DIRECTION
Take the lines from the head of the listing through the one bearing "(669,242) ellipse [x radius=255pt, y radius=235pt];" and copy them exactly, leaving every picture out.

Entries with chart source code
* * *
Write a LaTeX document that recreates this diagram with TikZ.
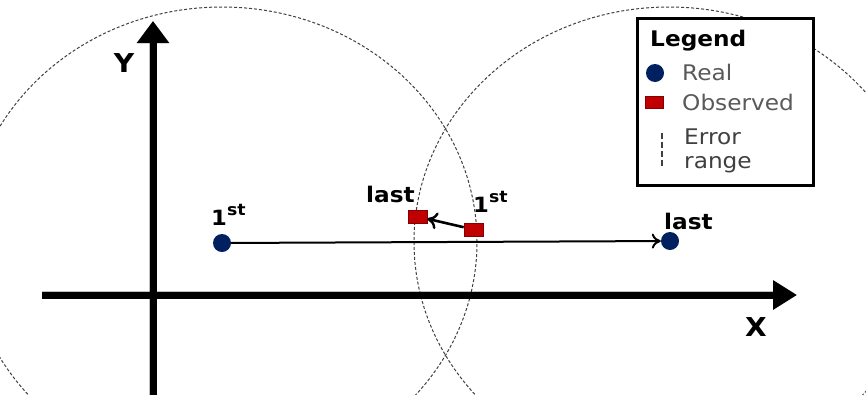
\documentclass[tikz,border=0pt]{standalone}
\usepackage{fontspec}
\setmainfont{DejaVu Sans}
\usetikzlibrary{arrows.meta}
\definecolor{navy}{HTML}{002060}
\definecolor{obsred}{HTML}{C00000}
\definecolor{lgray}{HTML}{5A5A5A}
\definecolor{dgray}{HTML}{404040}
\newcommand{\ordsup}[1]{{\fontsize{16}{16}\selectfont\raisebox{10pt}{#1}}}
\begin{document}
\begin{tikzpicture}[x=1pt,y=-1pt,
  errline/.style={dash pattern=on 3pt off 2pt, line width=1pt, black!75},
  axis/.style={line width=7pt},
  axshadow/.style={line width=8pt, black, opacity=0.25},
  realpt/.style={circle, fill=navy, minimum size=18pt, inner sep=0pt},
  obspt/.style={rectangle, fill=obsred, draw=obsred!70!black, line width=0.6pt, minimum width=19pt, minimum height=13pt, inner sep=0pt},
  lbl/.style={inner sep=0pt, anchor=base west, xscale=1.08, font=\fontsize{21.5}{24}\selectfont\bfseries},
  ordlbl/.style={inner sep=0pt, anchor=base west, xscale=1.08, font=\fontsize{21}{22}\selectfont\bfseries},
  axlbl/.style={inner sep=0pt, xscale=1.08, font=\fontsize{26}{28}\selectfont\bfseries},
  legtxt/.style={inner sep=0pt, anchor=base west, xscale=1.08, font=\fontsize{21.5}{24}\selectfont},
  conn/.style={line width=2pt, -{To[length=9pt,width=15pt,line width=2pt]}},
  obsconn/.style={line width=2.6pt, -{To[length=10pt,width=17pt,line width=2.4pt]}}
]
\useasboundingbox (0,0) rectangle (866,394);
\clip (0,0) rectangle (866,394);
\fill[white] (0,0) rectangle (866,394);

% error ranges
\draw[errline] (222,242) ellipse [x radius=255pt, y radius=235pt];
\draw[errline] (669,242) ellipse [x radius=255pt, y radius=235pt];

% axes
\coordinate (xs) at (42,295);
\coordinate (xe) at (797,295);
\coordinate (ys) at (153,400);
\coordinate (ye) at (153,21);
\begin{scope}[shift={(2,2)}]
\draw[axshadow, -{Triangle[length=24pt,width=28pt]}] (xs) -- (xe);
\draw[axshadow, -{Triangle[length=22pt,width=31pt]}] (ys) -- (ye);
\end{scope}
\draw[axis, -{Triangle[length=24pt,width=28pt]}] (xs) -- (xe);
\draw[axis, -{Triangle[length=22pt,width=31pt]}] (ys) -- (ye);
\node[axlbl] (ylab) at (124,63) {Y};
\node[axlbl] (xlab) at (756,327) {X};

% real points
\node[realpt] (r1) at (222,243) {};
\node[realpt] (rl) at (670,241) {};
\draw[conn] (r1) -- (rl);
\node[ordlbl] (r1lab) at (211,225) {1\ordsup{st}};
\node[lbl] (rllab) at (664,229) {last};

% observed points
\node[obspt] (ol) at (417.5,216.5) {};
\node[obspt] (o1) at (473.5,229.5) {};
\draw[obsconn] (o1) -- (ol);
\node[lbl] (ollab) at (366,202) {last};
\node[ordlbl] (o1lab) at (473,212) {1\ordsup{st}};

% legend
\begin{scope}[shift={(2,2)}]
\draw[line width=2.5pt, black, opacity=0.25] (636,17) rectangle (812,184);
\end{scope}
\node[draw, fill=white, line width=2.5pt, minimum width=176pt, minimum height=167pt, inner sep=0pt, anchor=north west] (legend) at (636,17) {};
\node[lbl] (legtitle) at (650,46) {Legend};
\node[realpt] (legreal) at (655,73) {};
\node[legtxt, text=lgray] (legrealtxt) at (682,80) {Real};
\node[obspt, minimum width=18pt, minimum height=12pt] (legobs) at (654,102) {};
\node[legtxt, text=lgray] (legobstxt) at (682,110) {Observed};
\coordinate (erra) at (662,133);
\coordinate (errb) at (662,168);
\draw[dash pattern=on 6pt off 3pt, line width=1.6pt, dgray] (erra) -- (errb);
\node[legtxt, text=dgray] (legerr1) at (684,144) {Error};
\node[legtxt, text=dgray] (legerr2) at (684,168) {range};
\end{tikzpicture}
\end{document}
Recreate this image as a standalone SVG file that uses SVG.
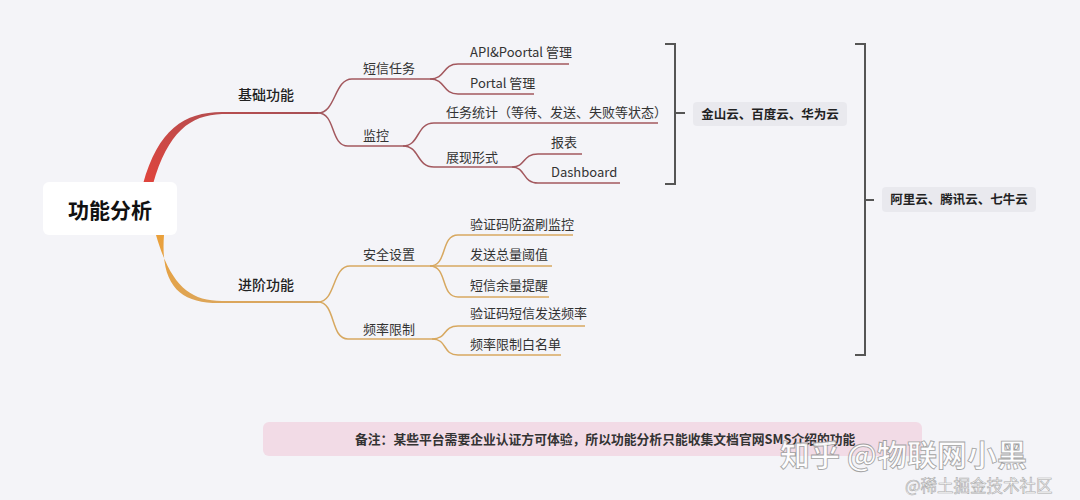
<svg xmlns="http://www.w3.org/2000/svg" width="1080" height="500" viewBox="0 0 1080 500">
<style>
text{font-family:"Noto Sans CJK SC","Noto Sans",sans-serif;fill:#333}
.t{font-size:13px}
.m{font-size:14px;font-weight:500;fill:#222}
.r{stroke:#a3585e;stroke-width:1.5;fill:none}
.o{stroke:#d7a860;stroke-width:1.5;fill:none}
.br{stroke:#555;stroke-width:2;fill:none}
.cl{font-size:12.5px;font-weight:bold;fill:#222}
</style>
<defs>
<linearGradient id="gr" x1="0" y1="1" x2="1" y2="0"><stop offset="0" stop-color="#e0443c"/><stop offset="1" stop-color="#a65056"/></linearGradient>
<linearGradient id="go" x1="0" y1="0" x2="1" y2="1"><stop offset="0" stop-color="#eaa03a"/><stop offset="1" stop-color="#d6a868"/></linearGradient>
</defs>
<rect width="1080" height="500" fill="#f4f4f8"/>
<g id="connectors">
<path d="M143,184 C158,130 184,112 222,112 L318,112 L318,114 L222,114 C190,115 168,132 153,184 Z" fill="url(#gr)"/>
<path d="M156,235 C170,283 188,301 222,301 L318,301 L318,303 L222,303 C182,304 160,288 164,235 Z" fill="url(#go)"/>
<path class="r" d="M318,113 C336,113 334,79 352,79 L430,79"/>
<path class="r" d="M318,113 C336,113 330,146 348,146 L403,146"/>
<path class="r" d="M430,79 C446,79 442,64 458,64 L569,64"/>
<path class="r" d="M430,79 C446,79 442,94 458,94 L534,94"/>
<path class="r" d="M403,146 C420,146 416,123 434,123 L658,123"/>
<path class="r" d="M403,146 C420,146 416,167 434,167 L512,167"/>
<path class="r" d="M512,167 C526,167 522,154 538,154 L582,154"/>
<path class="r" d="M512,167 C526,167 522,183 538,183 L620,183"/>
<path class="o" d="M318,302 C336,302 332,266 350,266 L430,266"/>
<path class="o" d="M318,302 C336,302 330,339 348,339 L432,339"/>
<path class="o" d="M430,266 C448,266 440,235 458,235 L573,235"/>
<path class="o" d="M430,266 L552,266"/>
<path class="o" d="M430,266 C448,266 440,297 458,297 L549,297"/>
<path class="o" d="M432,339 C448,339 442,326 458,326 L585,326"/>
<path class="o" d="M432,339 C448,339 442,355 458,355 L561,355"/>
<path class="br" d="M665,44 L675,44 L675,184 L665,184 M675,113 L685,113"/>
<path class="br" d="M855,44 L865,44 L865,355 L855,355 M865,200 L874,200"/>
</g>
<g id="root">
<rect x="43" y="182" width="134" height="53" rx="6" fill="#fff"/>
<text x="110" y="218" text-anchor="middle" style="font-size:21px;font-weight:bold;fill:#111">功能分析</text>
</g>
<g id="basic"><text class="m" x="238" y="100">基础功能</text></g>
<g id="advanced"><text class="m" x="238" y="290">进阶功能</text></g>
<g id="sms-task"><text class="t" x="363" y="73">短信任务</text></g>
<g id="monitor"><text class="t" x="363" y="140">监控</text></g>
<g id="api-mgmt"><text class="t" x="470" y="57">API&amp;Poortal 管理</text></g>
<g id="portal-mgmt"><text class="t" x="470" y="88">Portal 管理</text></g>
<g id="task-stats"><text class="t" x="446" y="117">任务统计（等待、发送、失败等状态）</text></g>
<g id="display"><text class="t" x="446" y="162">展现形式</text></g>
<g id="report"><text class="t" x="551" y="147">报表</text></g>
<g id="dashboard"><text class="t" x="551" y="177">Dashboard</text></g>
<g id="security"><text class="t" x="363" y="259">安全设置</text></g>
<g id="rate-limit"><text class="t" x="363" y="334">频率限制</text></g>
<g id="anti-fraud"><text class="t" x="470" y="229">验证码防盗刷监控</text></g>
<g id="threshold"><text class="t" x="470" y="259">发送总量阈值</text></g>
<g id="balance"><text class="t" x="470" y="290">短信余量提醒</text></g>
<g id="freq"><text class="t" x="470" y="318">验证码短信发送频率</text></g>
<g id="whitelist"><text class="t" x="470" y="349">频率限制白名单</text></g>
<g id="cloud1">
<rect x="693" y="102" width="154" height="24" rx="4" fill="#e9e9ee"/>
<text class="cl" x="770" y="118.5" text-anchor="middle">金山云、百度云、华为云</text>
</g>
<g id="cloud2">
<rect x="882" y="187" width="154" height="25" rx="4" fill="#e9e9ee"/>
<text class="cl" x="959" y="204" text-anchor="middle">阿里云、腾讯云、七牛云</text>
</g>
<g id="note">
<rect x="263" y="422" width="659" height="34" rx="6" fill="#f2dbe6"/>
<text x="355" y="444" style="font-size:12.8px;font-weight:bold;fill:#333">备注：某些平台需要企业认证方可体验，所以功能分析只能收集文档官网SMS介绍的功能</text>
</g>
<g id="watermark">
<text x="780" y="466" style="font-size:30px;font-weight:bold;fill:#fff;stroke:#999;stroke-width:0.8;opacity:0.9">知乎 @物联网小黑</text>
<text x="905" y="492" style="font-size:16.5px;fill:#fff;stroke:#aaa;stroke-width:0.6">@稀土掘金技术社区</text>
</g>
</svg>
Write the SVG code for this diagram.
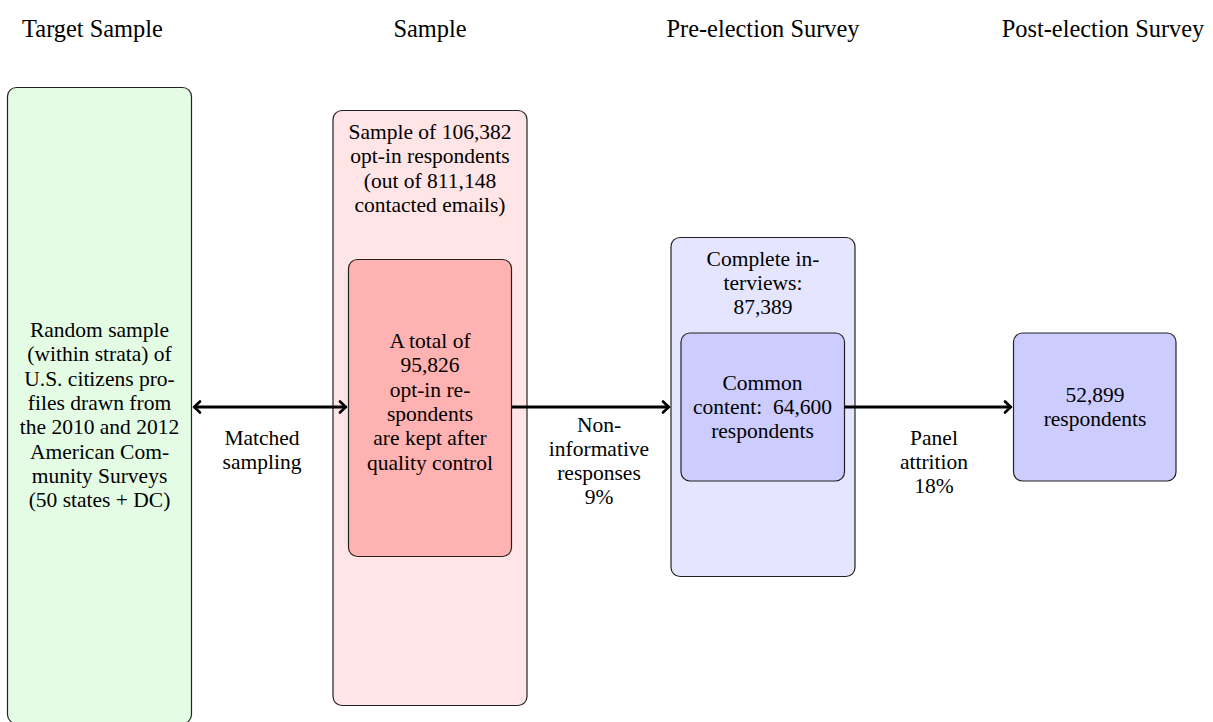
* * *
RESULT FOR THIS EXERCISE
Write a LaTeX document that recreates this diagram with TikZ.
\documentclass[tikz,border=0pt]{standalone}
\usepackage{fontspec}
\setmainfont{DejaVu Sans}
\usetikzlibrary{arrows.meta}
\definecolor{navy}{HTML}{002060}
\definecolor{obsred}{HTML}{C00000}
\definecolor{lgray}{HTML}{5A5A5A}
\definecolor{dgray}{HTML}{404040}
\newcommand{\ordsup}[1]{{\fontsize{16}{16}\selectfont\raisebox{10pt}{#1}}}
\begin{document}
\begin{tikzpicture}[x=1pt,y=-1pt,
  errline/.style={dash pattern=on 3pt off 2pt, line width=1pt, black!75},
  axis/.style={line width=7pt},
  axshadow/.style={line width=8pt, black, opacity=0.25},
  realpt/.style={circle, fill=navy, minimum size=18pt, inner sep=0pt},
  obspt/.style={rectangle, fill=obsred, draw=obsred!70!black, line width=0.6pt, minimum width=19pt, minimum height=13pt, inner sep=0pt},
  lbl/.style={inner sep=0pt, anchor=base west, xscale=1.08, font=\fontsize{21.5}{24}\selectfont\bfseries},
  ordlbl/.style={inner sep=0pt, anchor=base west, xscale=1.08, font=\fontsize{21}{22}\selectfont\bfseries},
  axlbl/.style={inner sep=0pt, xscale=1.08, font=\fontsize{26}{28}\selectfont\bfseries},
  legtxt/.style={inner sep=0pt, anchor=base west, xscale=1.08, font=\fontsize{21.5}{24}\selectfont},
  conn/.style={line width=2pt, -{To[length=9pt,width=15pt,line width=2pt]}},
  obsconn/.style={line width=2.6pt, -{To[length=10pt,width=17pt,line width=2.4pt]}}
]
\useasboundingbox (0,0) rectangle (866,394);
\clip (0,0) rectangle (866,394);
\fill[white] (0,0) rectangle (866,394);

% error ranges
\draw[errline] (222,242) ellipse [x radius=255pt, y radius=235pt];
\draw[errline] (669,242) ellipse [x radius=255pt, y radius=235pt];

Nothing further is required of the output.